In this context English law makes a distinction of much the same nature found in the law relating to sale of goods between condition and warranty. If the clause which is put forward constitutes only an "agreement" on the part of the lessee to do or not to do a specific act, and if the clause is not tantamount to a "condition", the landlord cannot re-enter for breach of it except under an express proviso for re-entry. It will thus be obvious that even in the absence of a proviso for re-entry under English law, a stipulation in a lease may amount to a condition and in that case the lesser is even allowed to terminate the lease.

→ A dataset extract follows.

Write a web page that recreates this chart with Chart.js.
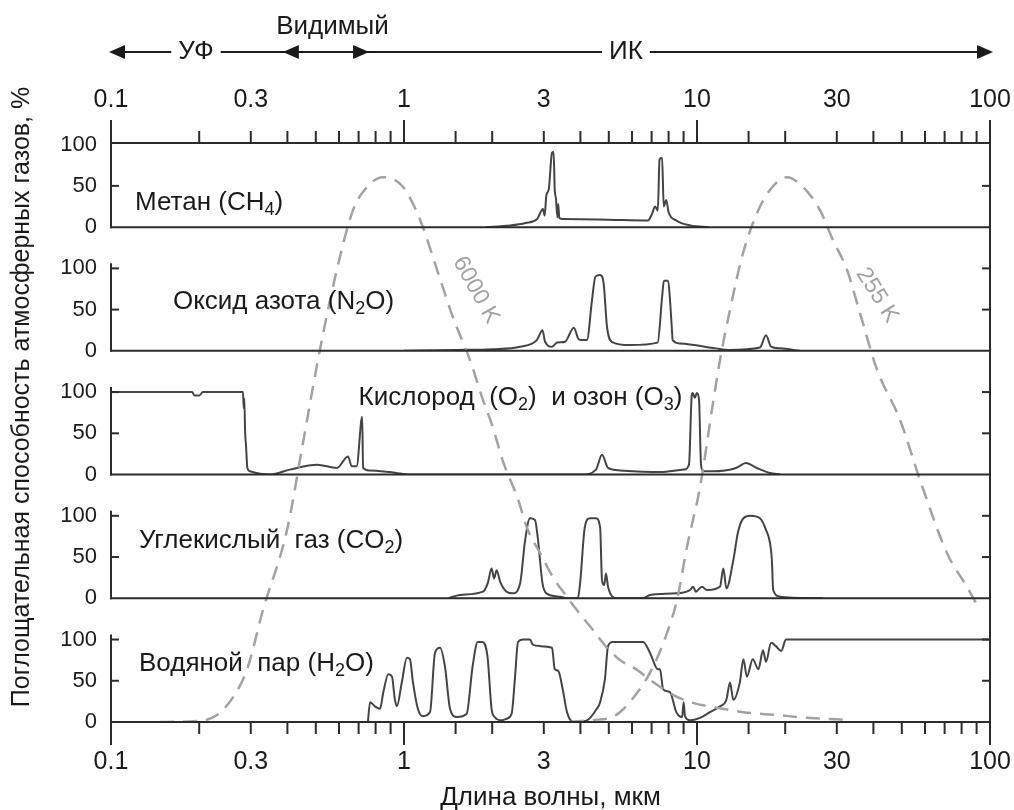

Now, if the lessor is competent to terminate, then it follows that in the case of a covenant against assignment being broken, the covenant (if construed as a condition) gives the lessor the right to nullify the assignment. If he has got the right to forfeit the lease, it follows that he is competent not to recognise the assignment. In fact, the true position in English law seems to be that since forfeiture is a matter stricti juris, an assignment which is void does not give cause for forfeiture ipso facto.2
Of course, where a covenant against assignment or underletting with a proviso for re-entry on breach of covenant is broken, the lessor can either re-enter for the forfeiture or sue for damages for the breach. The option is his, subject to the provisions as to relief against forfeiture. It is also true that an assignee in possession must comply with the stipulations of the lease notwithstanding the want of the landlord's consent requisition under the clause against assignment.3
1. Halsbury's, 3rd Edn., Vol. 23, p. 666, para. 1390.
2. Deed Llyod v. Powell, (1826) 5 B&C 308 (313), Halsbury's, 3rd Edn., Vol. 23, p. 630, footnote (1).
3. McBacharn v. Colton, 1902 AC 104 (PC).